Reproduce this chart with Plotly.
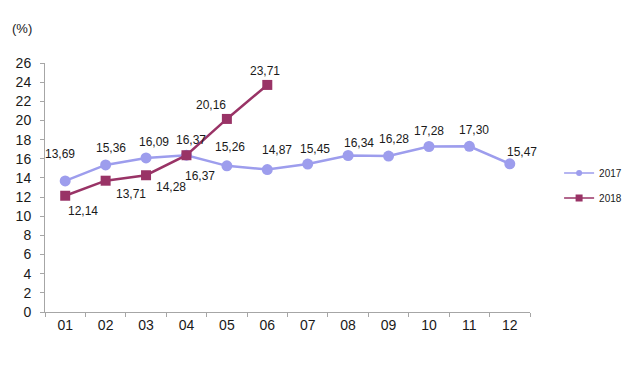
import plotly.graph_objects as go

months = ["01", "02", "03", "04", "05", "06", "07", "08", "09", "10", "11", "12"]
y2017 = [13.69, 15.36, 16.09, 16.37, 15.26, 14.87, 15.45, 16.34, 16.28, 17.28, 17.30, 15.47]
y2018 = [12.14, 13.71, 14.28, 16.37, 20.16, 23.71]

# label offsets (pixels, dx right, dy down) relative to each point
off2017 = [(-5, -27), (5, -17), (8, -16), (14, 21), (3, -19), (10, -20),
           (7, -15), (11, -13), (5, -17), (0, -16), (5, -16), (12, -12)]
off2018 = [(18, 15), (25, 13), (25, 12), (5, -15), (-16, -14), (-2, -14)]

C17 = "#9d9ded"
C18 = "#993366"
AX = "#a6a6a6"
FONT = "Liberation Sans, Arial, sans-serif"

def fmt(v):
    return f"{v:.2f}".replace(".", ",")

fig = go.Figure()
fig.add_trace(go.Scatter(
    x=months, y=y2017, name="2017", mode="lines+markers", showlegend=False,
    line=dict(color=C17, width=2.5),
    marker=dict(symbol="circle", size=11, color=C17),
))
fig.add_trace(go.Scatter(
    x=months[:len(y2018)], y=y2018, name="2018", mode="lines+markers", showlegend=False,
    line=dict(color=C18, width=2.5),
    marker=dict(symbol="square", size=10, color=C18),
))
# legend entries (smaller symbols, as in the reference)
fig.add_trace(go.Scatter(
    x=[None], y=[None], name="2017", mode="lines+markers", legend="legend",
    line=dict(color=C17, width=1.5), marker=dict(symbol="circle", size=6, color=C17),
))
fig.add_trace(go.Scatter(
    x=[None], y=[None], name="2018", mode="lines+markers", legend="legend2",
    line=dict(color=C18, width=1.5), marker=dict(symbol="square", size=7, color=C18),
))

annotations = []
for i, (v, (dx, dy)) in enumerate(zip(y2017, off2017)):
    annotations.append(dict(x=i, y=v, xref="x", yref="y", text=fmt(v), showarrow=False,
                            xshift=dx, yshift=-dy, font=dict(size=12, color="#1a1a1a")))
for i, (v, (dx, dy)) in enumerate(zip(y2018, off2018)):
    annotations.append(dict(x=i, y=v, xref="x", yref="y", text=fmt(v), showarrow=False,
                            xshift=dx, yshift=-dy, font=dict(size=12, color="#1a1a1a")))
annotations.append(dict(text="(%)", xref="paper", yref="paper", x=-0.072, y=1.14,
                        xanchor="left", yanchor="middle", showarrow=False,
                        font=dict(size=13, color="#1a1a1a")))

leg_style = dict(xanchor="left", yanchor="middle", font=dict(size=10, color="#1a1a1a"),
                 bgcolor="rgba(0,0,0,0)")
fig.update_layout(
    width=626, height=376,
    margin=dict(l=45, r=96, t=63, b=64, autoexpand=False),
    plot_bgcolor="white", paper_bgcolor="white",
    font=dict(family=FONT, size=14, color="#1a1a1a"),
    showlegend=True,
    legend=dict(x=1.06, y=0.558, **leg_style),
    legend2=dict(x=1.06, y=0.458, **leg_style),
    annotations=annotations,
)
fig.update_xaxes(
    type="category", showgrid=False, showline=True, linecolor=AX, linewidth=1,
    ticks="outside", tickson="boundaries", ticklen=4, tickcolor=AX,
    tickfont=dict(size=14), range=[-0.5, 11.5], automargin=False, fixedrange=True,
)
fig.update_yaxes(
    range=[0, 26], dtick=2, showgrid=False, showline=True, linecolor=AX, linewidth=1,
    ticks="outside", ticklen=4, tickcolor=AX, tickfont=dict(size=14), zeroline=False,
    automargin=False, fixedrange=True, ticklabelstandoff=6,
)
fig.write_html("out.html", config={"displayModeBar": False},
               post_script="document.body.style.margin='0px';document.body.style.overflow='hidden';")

* * * * * * * * *

SET TASK: Leave out the pictures and restate, word for word, the lines from the top of the data through the line containing "import plotly.graph_objects as go", both included.

RESULT:
Reproduce this chart with Plotly.
import plotly.graph_objects as go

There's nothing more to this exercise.